Mas não é apenas a economia que determina a leitura mundo de uma
sociedade, construindo as ferramentas que processam na concepção de seres humanos
sob suas realidades imediatas e outras conjunturas. Uns dos meios edificadores da
leitura mundo são os diversos meios de comunicação com os seus conteúdos
diversificados, apresentando em cada um deles um determinado posicionamento político
calcado em valores e interesses de seus mandatários, sejam interesses econômicos,
políticos ou de manter o status quo da sociedade nos seus mais diversos aspectos, como
hábitos de consumo, opiniões sobre partidos políticos, movimentos sociais, economia e
outros fenômenos sociais como a criminalidade e a pobreza.
Jornais televisivos ou impressos com suas colunas de opinião e apresentação
das matérias sob um determinado ângulo e revistas que fazem análises sob a sociedade
corroboram para a transformação da nossa leitura mundo, pois tendemos a criar uma
identificação entre nossos conceitos e valores com o texto veiculado, reforçando e
aglutinando mais informações sobre a dinâmica histórico-social na nossa bagagem de
conhecimentos e dirigindo nossas concepções sobre o que se está abordando por um
único caminho, que pode deter um aspecto progressista ou reacionário. Advém de um
processo histórico o posicionamento da linha editorial de um veículo de informação
junto com sua posição econômica, delimitando os modos de abordagem sob os sujeitos
e objetos analisados que podem estar em consonância com a leitura mundo da sociedade
em geral, criando, como descrito acima, uma identificação entre a agência de
informação e o leitor.
A cultura, entendida aqui como todo aparato de manifestação simbólica
material e imaterial que expressa uma ou várias visões de mundo, podendo abranger
desde a forma de alimentação, formas de expressão corporal, estilos musicais,
arquitetura, relações sócio afetivas, relações políticas, diversidade religiosa e tantas
outras formas de conceber e participar da sociedade, também é um instrumento que
constrói nossa leitura mundo, uma vez que nascemos em um seio cultural transformado
pelas relações sociais mas que mantém alguns de seus aspectos legado pelo passado;
nossas formas de interpretar os fenômenos sociais e naturais advém da carga cultural
que recebemos, que é diversa, múltipla e multifacetada, mas que se faz parte de um
todo, compondo uma comunidade, seja ela nacional ou não. Como sociedade
diversificada, os meios de comunicação apreciam e rejeitam manifestações culturais,
repudiando, por exemplo, credos religiosos que estejam a margem de uma fé
hegemônica; depreciando-as e as rebaixando como sendo religiões de incivilizados e
que pactuam com forças místicas tendentes a prejudicar a sociedade (pacto com forças
demoníacas, em uma perspectiva judaico-cristã, por exemplo).
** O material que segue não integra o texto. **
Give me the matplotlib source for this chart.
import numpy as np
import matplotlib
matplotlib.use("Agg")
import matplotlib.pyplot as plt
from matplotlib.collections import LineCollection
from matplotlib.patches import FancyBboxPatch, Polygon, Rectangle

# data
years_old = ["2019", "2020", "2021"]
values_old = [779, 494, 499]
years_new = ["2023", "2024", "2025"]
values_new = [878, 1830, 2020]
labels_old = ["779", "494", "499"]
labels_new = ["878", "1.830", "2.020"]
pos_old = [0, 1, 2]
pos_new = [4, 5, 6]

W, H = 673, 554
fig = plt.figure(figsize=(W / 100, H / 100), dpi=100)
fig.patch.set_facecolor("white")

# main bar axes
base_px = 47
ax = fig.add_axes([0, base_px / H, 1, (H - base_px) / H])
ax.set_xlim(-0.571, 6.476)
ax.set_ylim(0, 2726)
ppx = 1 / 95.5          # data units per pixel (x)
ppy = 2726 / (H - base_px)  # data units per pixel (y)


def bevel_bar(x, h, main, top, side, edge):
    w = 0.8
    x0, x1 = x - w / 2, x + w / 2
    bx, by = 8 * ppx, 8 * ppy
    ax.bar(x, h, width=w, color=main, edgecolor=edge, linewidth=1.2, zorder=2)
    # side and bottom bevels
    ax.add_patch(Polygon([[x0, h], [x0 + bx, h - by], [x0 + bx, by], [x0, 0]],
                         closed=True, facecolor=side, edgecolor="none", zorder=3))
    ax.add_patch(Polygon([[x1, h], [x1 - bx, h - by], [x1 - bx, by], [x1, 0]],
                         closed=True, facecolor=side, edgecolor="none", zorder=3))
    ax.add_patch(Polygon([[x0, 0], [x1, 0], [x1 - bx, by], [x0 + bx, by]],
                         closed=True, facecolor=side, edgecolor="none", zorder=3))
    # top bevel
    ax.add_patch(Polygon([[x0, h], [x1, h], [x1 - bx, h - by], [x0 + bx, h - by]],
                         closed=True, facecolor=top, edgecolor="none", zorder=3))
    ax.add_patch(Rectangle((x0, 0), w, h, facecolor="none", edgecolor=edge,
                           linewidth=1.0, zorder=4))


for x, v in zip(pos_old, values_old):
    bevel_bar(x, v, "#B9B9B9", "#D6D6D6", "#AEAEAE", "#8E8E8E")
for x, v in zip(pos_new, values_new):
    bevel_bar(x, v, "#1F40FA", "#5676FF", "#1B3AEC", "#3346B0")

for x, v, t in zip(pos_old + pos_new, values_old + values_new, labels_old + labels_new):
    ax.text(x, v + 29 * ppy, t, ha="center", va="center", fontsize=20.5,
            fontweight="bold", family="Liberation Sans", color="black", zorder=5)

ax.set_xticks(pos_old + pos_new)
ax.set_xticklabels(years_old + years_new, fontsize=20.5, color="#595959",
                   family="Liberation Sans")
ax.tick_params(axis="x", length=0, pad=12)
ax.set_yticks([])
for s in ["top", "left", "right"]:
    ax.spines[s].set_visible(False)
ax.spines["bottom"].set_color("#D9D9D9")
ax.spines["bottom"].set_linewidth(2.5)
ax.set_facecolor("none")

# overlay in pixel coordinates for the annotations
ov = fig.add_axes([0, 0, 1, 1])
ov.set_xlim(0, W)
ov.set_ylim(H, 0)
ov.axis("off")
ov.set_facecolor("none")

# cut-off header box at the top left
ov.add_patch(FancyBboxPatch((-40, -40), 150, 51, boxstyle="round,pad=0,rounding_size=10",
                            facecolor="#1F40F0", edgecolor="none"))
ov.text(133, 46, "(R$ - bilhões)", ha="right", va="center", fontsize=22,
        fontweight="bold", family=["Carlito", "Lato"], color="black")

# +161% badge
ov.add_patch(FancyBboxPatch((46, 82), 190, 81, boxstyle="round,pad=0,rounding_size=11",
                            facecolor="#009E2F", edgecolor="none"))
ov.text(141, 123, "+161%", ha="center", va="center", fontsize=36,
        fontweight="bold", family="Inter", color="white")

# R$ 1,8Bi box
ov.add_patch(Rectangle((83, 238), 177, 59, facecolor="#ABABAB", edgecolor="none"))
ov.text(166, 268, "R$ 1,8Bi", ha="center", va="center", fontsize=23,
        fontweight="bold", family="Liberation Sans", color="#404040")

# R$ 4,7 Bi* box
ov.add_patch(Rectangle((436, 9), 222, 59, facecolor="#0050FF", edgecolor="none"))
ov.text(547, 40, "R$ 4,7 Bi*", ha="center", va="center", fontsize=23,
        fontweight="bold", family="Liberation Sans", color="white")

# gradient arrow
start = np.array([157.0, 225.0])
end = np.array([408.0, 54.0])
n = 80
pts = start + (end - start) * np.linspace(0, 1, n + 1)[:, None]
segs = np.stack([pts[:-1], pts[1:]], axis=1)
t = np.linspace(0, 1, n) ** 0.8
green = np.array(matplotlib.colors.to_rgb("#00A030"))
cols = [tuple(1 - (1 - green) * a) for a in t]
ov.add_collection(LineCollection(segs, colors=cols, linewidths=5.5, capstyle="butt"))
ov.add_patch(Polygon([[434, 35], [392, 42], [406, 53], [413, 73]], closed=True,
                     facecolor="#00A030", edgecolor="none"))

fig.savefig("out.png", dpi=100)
Cabe levantar alguns questionamentos acerca dessas variantes. Como a
estrutura econômica se relaciona com a cultura e as classes sociais? Qual é o papel da
mídia na manutenção das classes sociais, seus privilégios e carências? Como a cultura
se manifesta em diferentes camadas da sociedade? Como a classe social influi na leitura
mundo de seus indivíduos? Ela é determinante ou há outra variantes que contribuem
para a hegemonia de uma determinada forma de leitura mundo, como os meios de
comunicação que monopolizam a informação e sua transmissão às massas? Como as
diferentes formas culturais de diferentes classes interagem entre si e formam uma leitura
mundo em ambas as classes? Há, através desses questionamentos, um significado
implícito que é a dialética, pois o intercâmbio de diferentes fatores como a informação
elitista transmitida às massas, os diversos aportes culturais de uma classe e a estrutura
econômica formam um todo indissociável que se expressa nas relações sociais, tendo o
processo histórico que desemboca no presente o suporte desse constructo da realidade.
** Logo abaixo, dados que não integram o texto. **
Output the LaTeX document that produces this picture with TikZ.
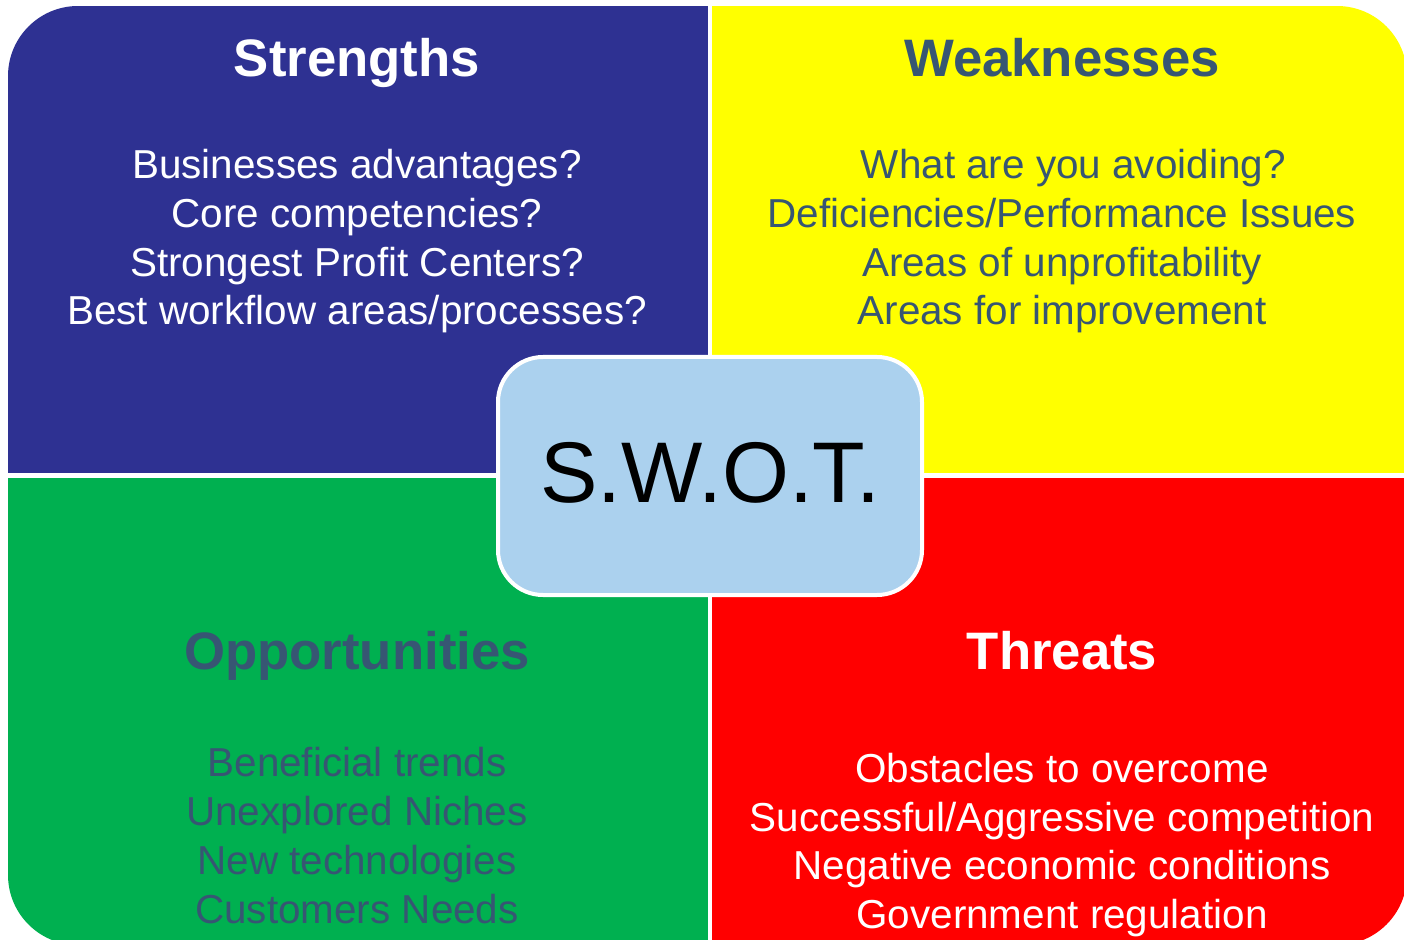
\documentclass[tikz,border=0pt]{standalone}
\usepackage{fontspec}
\setmainfont{Liberation Sans}
\usetikzlibrary{positioning}

\begin{document}
\begin{tikzpicture}[
    every node/.style={align=center},
]

% Colors
\definecolor{strcolor}{HTML}{2E3192}
\definecolor{weakcolor}{HTML}{FFFF00}
\definecolor{oppcolor}{HTML}{00B050}
\definecolor{thrcolor}{HTML}{FF0000}
\definecolor{swotcolor}{HTML}{ABD1EE}
\definecolor{darkcolor}{HTML}{375673}

% Outer frame
\def\fl{0.16}
\def\ft{-0.12}
\def\fr{28.14}
\def\fb{-18.9}
\def\fround{1.4cm}

% Dividers
\def\midx{14.19}
\def\midy{-9.51}

% X positions
\def\xl{7.14}
\def\xr{21.24}

% Y positions (baselines; body nodes sit on their last line)
\def\ttop{-1.54}
\def\btop{-6.5}
\def\tbot{-13.38}

% Fonts
\def\titlefont{\fontsize{30}{36}\selectfont\bfseries}
\def\bodyfont{\fontsize{23}{27.7}\selectfont}

\useasboundingbox (0,0) rectangle (28.08,-18.8);
\clip (0,0) rectangle (28.08,-18.8);

% Quadrants, cut from one rounded frame
\begin{scope}
    \clip[rounded corners=\fround] (\fl,\ft) rectangle (\fr,\fb);
    \fill[strcolor] (\fl,\ft) rectangle (\midx,\midy);
    \fill[weakcolor] (\midx,\ft) rectangle (\fr,\midy);
    \fill[oppcolor] (\fl,\midy) rectangle (\midx,\fb);
    \fill[thrcolor] (\midx,\midy) rectangle (\fr,\fb);
\end{scope}

% White gaps between quadrants
\draw[white, line width=0.08cm] (\midx,0) -- (\midx,-18.8);
\draw[white, line width=0.1cm] (0,\midy) -- (28.08,\midy);

% Strengths
\node[anchor=base, font=\titlefont, text=white] (strtitle) at (\xl, \ttop) {Strengths};
\node[anchor=base, font=\bodyfont, text=white] (strbody) at (\xl, \btop)
    {Businesses advantages?\\Core competencies?\\Strongest Profit Centers?\\Best workflow areas/processes?};

% Weaknesses
\node[anchor=base, font=\titlefont, text=darkcolor] (weaktitle) at (\xr, \ttop) {Weaknesses};
\node[anchor=base, font=\bodyfont, text=darkcolor] (weakbody) at (\xr, \btop)
    {\kern0.45cm What are you avoiding?\\Deficiencies/Performance Issues\\Areas of unprofitability\\Areas for improvement};

% Opportunities
\node[anchor=base, font=\titlefont, text=darkcolor] (opptitle) at (\xl, \tbot) {Opportunities};
\node[anchor=base, font=\bodyfont, text=darkcolor] (oppbody) at (\xl, -18.46)
    {Beneficial trends\\Unexplored Niches\\New technologies\\Customers Needs};

% Threats
\node[anchor=base, font=\titlefont, text=white] (thrtitle) at (\xr, \tbot) {Threats};
\node[anchor=base, font=\bodyfont, text=white] (thrbody) at (\xr, -18.57)
    {Obstacles to overcome\\Successful/Aggressive competition\\Negative economic conditions\\Government regulation};

% Centre box
\node[fill=swotcolor, draw=white, line width=0.08cm, rounded corners=0.9cm,
    minimum width=8.48cm, minimum height=4.76cm,
    text height=1.3cm, text depth=0.26cm,
    font=\fontsize{49}{56}\selectfont] (swot) at (14.2, -9.52) {S.W.O.T.};

\end{tikzpicture}
\end{document}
Ao analisarmos as relações sociais procuramos identificar sua interligação
com um todo que abarca as esferas do econômico, da cultura, do político e das relações
de classe; buscamos analisar como os diversos tipos de leitura mundo se constroem e se
transformam em sua profundidade, procurando tornar inteligível em suas múltiplas
manifestações e compreender as contradições (como elas se formaram) e a lógica que
guia essa leitura mundo.
Por fim, percebemos que o processo de construção da leitura mundo é
dinâmico e intercambiável, estando coligado com um movimento histórico e social que
abrange um todo influente nas formas de conceber a nossa realidade. Talvez o que
necessitamos é deter minimamente a noção desse todo, desse arcabouço social, para
compreendermos como as formas de dominação de uma classe sobre a outra se
processa, quais são seus artifícios e seu modo operandi para, assim, nos precaver de
uma leitura mundo que é imposta a nós, distorcida e parcial, detentora de uma intenção
de assegurar o encravamento das transformações sociais progressistas que mulheres e
homens podem e devem desencadear em prol de uma vida em que a utopia seja
palpável, cabendo perguntar: existe uma utopia expressa em uma leitura mundo
futurística ou o capital a mercantilizou?